[EM] Bucklin strategy (was: Fwd: [ESF #1118] Another bullet vote argument)
Abd ul-Rahman Lomax
abd at lomaxdesign.com
Fri May 14 15:57:10 PDT 2010
At 10:48 AM 5/14/2010, Jameson Quinn wrote:
>Basically, I'd summarize my feelings about Bucklin in light of this
>strategy analysis as:
>
>Bucklin is no more than sugar-coated approval. And that makes it the
>best system available in a wide range of circumstances.

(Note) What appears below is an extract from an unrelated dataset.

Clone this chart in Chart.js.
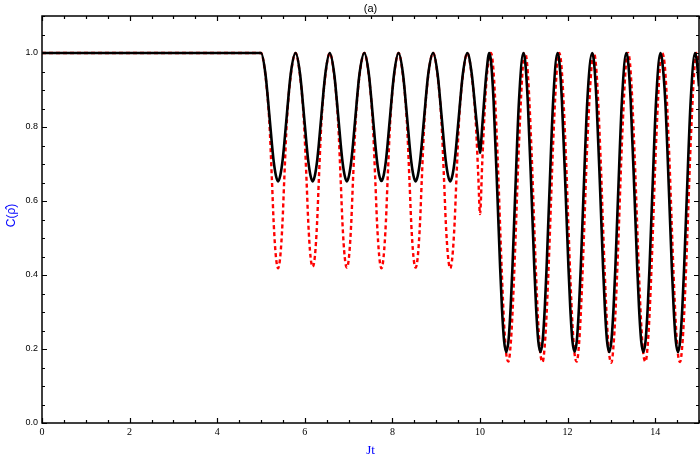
<!DOCTYPE html>
<html>
<head>
<meta charset="utf-8">
<title>C(ρ̂) vs Jt</title>
<script src="https://cdn.jsdelivr.net/npm/chart.js@4.4.1/dist/chart.umd.min.js"></script>
<style>
  html, body { margin: 0; padding: 0; background: #fff; }
  #wrap { width: 700px; height: 460px; }
</style>
</head>
<body>
<div id="wrap"><canvas id="chart" width="700" height="460"></canvas></div>
<script>
// ===============================
// DATA
// ===============================
const jt = [
  0, 5.00,
  5.10, 5.19, 5.25, 5.29, 5.34, 5.39, 5.44, 5.49, 5.53, 5.59, 5.68, 5.79,
  5.89, 5.98, 6.04, 6.08, 6.13, 6.18, 6.23, 6.28, 6.32, 6.38, 6.47, 6.57,
  6.67, 6.76, 6.82, 6.86, 6.91, 6.96, 7.01, 7.06, 7.10, 7.16, 7.25, 7.36,
  7.46, 7.55, 7.61, 7.65, 7.70, 7.75, 7.80, 7.85, 7.89, 7.95, 8.04, 8.14,
  8.24, 8.33, 8.39, 8.43, 8.48, 8.53, 8.58, 8.63, 8.67, 8.73, 8.82, 8.93,
  9.03, 9.12, 9.18, 9.22, 9.27, 9.32, 9.37, 9.42, 9.46, 9.52, 9.61, 9.71,
  9.81, 9.90, 9.96, 10.00,
  10.05, 10.10, 10.15, 10.21, 10.25,
  10.31, 10.40, 10.46, 10.50, 10.55, 10.60, 10.65, 10.70, 10.74, 10.80, 10.89, 10.99, 11.03,
  11.09, 11.18, 11.24, 11.28, 11.33, 11.38, 11.43, 11.48, 11.52, 11.58, 11.67, 11.77, 11.81,
  11.87, 11.96, 12.02, 12.06, 12.11, 12.16, 12.21, 12.26, 12.30, 12.36, 12.45, 12.56, 12.60,
  12.66, 12.75, 12.81, 12.85, 12.90, 12.95, 13.00, 13.05, 13.09, 13.15, 13.24, 13.34, 13.38,
  13.44, 13.53, 13.59, 13.63, 13.68, 13.73, 13.78, 13.83, 13.87, 13.93, 14.02, 14.12, 14.16,
  14.23, 14.32, 14.38, 14.42, 14.47, 14.52, 14.57, 14.62, 14.66, 14.72, 14.81, 14.91, 14.95,
  15.00
];

// solid black curve
const cBlack = [
  1, 1,
  0.945, 0.833, 0.753, 0.707, 0.669, 0.653, 0.669, 0.707, 0.753, 0.833, 0.945, 1,
  0.945, 0.833, 0.753, 0.707, 0.669, 0.653, 0.669, 0.707, 0.753, 0.833, 0.945, 1,
  0.945, 0.833, 0.753, 0.707, 0.669, 0.653, 0.669, 0.707, 0.753, 0.833, 0.945, 1,
  0.945, 0.833, 0.753, 0.707, 0.669, 0.654, 0.669, 0.707, 0.753, 0.833, 0.945, 1,
  0.945, 0.833, 0.753, 0.707, 0.669, 0.653, 0.669, 0.707, 0.753, 0.833, 0.945, 1,
  0.945, 0.833, 0.753, 0.707, 0.669, 0.653, 0.669, 0.707, 0.753, 0.833, 0.945, 1,
  0.945, 0.84, 0.77, 0.73,
  0.80, 0.88, 0.95, 1, 0.979,
  0.871, 0.607, 0.419, 0.313, 0.222, 0.192, 0.222, 0.313, 0.419, 0.607, 0.871, 1, 0.979,
  0.871, 0.607, 0.419, 0.313, 0.222, 0.192, 0.222, 0.313, 0.419, 0.607, 0.871, 1, 0.979,
  0.871, 0.607, 0.419, 0.313, 0.222, 0.193, 0.222, 0.313, 0.419, 0.607, 0.871, 1, 0.979,
  0.871, 0.607, 0.419, 0.313, 0.222, 0.192, 0.222, 0.313, 0.419, 0.607, 0.871, 1, 0.979,
  0.871, 0.607, 0.419, 0.313, 0.222, 0.192, 0.222, 0.313, 0.419, 0.607, 0.871, 1, 0.979,
  0.871, 0.607, 0.419, 0.313, 0.222, 0.192, 0.222, 0.313, 0.419, 0.607, 0.871, 1, 0.979,
  0.91
];

// dotted red curve
const cRed = [
  1, 1,
  0.94, 0.815, 0.655, 0.54, 0.45, 0.418, 0.45, 0.54, 0.655, 0.815, 0.94, 1,
  0.94, 0.815, 0.655, 0.54, 0.45, 0.422, 0.45, 0.54, 0.655, 0.815, 0.94, 1,
  0.94, 0.815, 0.655, 0.54, 0.45, 0.42, 0.45, 0.54, 0.655, 0.815, 0.94, 1,
  0.94, 0.815, 0.655, 0.54, 0.45, 0.418, 0.45, 0.54, 0.655, 0.815, 0.94, 1,
  0.94, 0.815, 0.655, 0.54, 0.45, 0.42, 0.45, 0.54, 0.655, 0.815, 0.94, 1,
  0.94, 0.815, 0.655, 0.54, 0.45, 0.418, 0.45, 0.54, 0.655, 0.815, 0.94, 1,
  0.94, 0.82, 0.67, 0.565,
  0.70, 0.83, 0.93, 0.985, 1,
  0.949, 0.725, 0.528, 0.401, 0.269, 0.186, 0.166, 0.212, 0.292, 0.463, 0.756, 0.982, 1,
  0.949, 0.725, 0.528, 0.401, 0.269, 0.186, 0.165, 0.212, 0.292, 0.463, 0.756, 0.982, 1,
  0.949, 0.725, 0.528, 0.401, 0.269, 0.186, 0.166, 0.212, 0.292, 0.463, 0.756, 0.982, 1,
  0.949, 0.725, 0.528, 0.401, 0.269, 0.186, 0.163, 0.212, 0.292, 0.463, 0.756, 0.982, 1,
  0.949, 0.725, 0.528, 0.401, 0.269, 0.186, 0.166, 0.212, 0.292, 0.463, 0.756, 0.982, 1,
  0.949, 0.725, 0.528, 0.401, 0.269, 0.186, 0.165, 0.212, 0.292, 0.463, 0.756, 0.982, 1,
  0.965
];

const xTicks = [0, 2, 4, 6, 8, 10, 12, 14];
const yTicks = [0, 0.2, 0.4, 0.6, 0.8, 1.0];

// ===============================
// FRAME, INWARD TICKS, TITLES
// ===============================
const framePlugin = {
  id: "frame",
  afterDraw(chart) {
    const { ctx, chartArea: a, scales: { x, y } } = chart;
    ctx.save();
    ctx.strokeStyle = "#000";
    ctx.lineWidth = 1.5;
    ctx.strokeRect(a.left, a.top, a.right - a.left, a.bottom - a.top);

    ctx.lineWidth = 1.2;
    ctx.beginPath();
    for (let i = 0; i <= 30; i++) {
      const px = Math.round(x.getPixelForValue(i * 0.5)) + 0.5;
      const len = (i % 4 === 0) ? 5 : 3;
      ctx.moveTo(px, a.bottom); ctx.lineTo(px, a.bottom - len);
      ctx.moveTo(px, a.top); ctx.lineTo(px, a.top + len);
    }
    for (let i = 0; i <= 22; i++) {
      const py = Math.round(y.getPixelForValue(i * 0.05)) + 0.5;
      const len = (i % 4 === 0) ? 5 : 3;
      ctx.moveTo(a.left, py); ctx.lineTo(a.left + len, py);
      ctx.moveTo(a.right, py); ctx.lineTo(a.right - len, py);
    }
    ctx.stroke();

    // title
    ctx.fillStyle = "#000";
    ctx.font = "11px 'Liberation Sans', sans-serif";
    ctx.textAlign = "center";
    ctx.textBaseline = "middle";
    ctx.fillText("(a)", (a.left + a.right) / 2, 9);

    // axis titles
    ctx.fillStyle = "#0000ff";
    ctx.font = "13px 'Liberation Serif', serif";
    ctx.fillText("Jt", (a.left + a.right) / 2, 451);

    ctx.translate(12, (a.top + a.bottom) / 2 - 4);
    ctx.rotate(-Math.PI / 2);
    ctx.font = "12px 'Liberation Sans', sans-serif";
    ctx.fillText("C(\u03C1\u0302)", 0, 0);
    ctx.restore();
  }
};

// ===============================
// CHART
// ===============================
const ctx = document.getElementById("chart").getContext("2d");

new Chart(ctx, {
  type: "line",
  data: {
    labels: jt,
    datasets: [
      {
        label: "black",
        data: jt.map((t, i) => ({ x: t, y: cBlack[i] })),
        borderColor: "#000000",
        borderWidth: 2.6,
        pointRadius: 0,
        cubicInterpolationMode: "monotone",
        fill: false
      },
      {
        label: "red",
        data: jt.map((t, i) => ({ x: t, y: cRed[i] })),
        borderColor: "#ff0000",
        borderWidth: 2.4,
        borderDash: [4, 3],
        pointRadius: 0,
        cubicInterpolationMode: "monotone",
        fill: false
      }
    ]
  },
  options: {
    responsive: false,
    animation: false,
    layout: { padding: { top: 16, right: 1, left: 0, bottom: 0 } },
    plugins: {
      legend: { display: false },
      tooltip: { enabled: false },
      title: { display: false }
    },
    scales: {
      x: {
        type: "linear",
        min: 0,
        max: 15,
        grid: { display: false, drawTicks: false },
        border: { display: false },
        afterFit: s => { s.height = 37; },
        afterBuildTicks: s => { s.ticks = xTicks.map(v => ({ value: v })); },
        ticks: {
          padding: 3,
          maxRotation: 0,
          color: "#000",
          font: { family: "'Liberation Serif', serif", size: 10 },
          callback: v => String(v)
        }
      },
      y: {
        type: "linear",
        min: 0,
        max: 1.1,
        grid: { display: false, drawTicks: false },
        border: { display: false },
        afterFit: s => { s.width = 42; },
        afterBuildTicks: s => { s.ticks = yTicks.map(v => ({ value: v })); },
        ticks: {
          padding: 4,
          color: "#000",
          font: { family: "'Liberation Sans', sans-serif", size: 9 },
          callback: v => v.toFixed(1)
        }
      }
    }
  },
  plugins: [framePlugin]
});
</script>
</body>
</html>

Well, it's Approval with the most common objection addressed, an
inability to express the favorite. Mr. Quinn is clearly supporting
Bucklin, but I'll point out that it is not "no more" than
sugar-coated. That tasty ability to express the favorite causes
Bucklin to satisfy the Majority Criterion. It allows the addition of
more approvals without sacrificing the right of a majority to make a decision.
This almost certainly encourages additional approvals, and historical
Bucklin election usage of additional approvals was often high. I'm
sure it depends on the election circumstances. We've been told for
years that Bucklin was dropped because voters didn't use additional
approvals because of fear of Later-No-Harm violation, and therefore
low usage, but, in fact, so far, that hasn't been born out by what
actually happened.
In San Francisco, for example, Bucklin was used for two or three
elections, around 1919. It was not dropped directly; rather, a
technicality allowed the Board of Elections to revert to the state
default (vote for one!) by choosing to buy a few (just a few! not for
everyone) new-fangled voting machines....
By that time, I'm suspecting, it was being realized that Bucklin
worked, it started to get around that the first Bucklin election, in
Grand Junction Colorade, elected a SOCIALIST!!!!
Third in first preferences! That does not happen with IRV, period.
Bucklin was dropped because it worked, and there are lots of people
who didn't -- and don't -- want voting systems to work.
I'm not making this up. The Socialist argument was actually advanced
in San Francisco, when the "Grand Junction" method was discussed
before the Commonwealth Club there. Allegedly, those selfish partisan
SOCIALISTS! were bound and determined never to vote for anyone but a
SOCIALIST, so they didn't add votes for anyone else, but the
good-hearted Republicans and Democrats, of course, added additional
preferences, which explains why the SOCIALIST! won.
The data doesn't support that.
The Grand Junction election (this was 1909) was non-partisan, and we
can assume that people voted for the winner because they knew and
liked him. His party was probably irrelevant. Grand Junction had
about 8000 voters, as I recall. Small town.